Someone shared this wonderful story with me of an adoptive father of 12 children, most of whom have Trisomy 21. What in the world compelled this couple to travel across the world and adopt these abandoned children from various countries?
If I had read this story before I had a child with Trisomy 21 I simply couldn’t have related to it at all. I had no part of me that could understand people who did things like that, and could only assume they were on a completely different elevated plane from myself. I mean, why make your life harder?
I have a really different perspective now that we have our two treasures with T21. Since we brought Rafael home I know that people sometimes put me on that elevated plane that I used to put others on, but from where I’m standing, it looks completely different. It isn’t about picking up a heavy burden and suffering; the reality is so, so much love and blessing and gratitude and faith for all of our beautiful children.

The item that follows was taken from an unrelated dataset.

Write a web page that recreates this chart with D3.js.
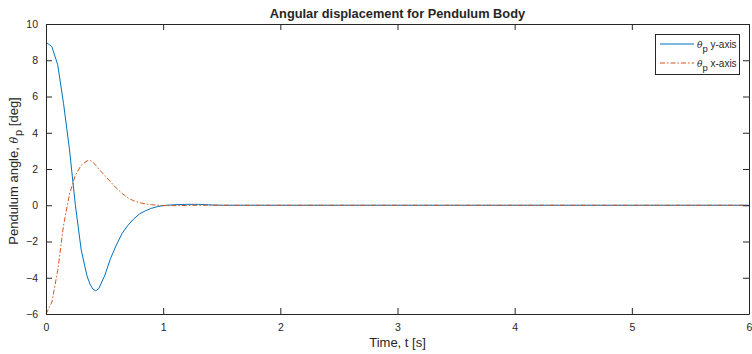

Here’s the story I’m referring to – take a couple of minutes now to go and read it! A Story of Hope and Love
I can’t even try to guess about seemingly negative things like why the author’s sister suffered as she did, but everyone can clearly see that it led to something very beautiful all these years later – his huge family of children with special needs – as a result of her being in his life.
Ds8 told me a few days ago, “I’m glad that Rafael has Down syndrome. Because if he didn’t, he wouldn’t be part of our family.” I’ve never articulated it in that way to our children, but he’s right – for us Down syndrome was the positive ‘hook’ that brought Rafael into our family!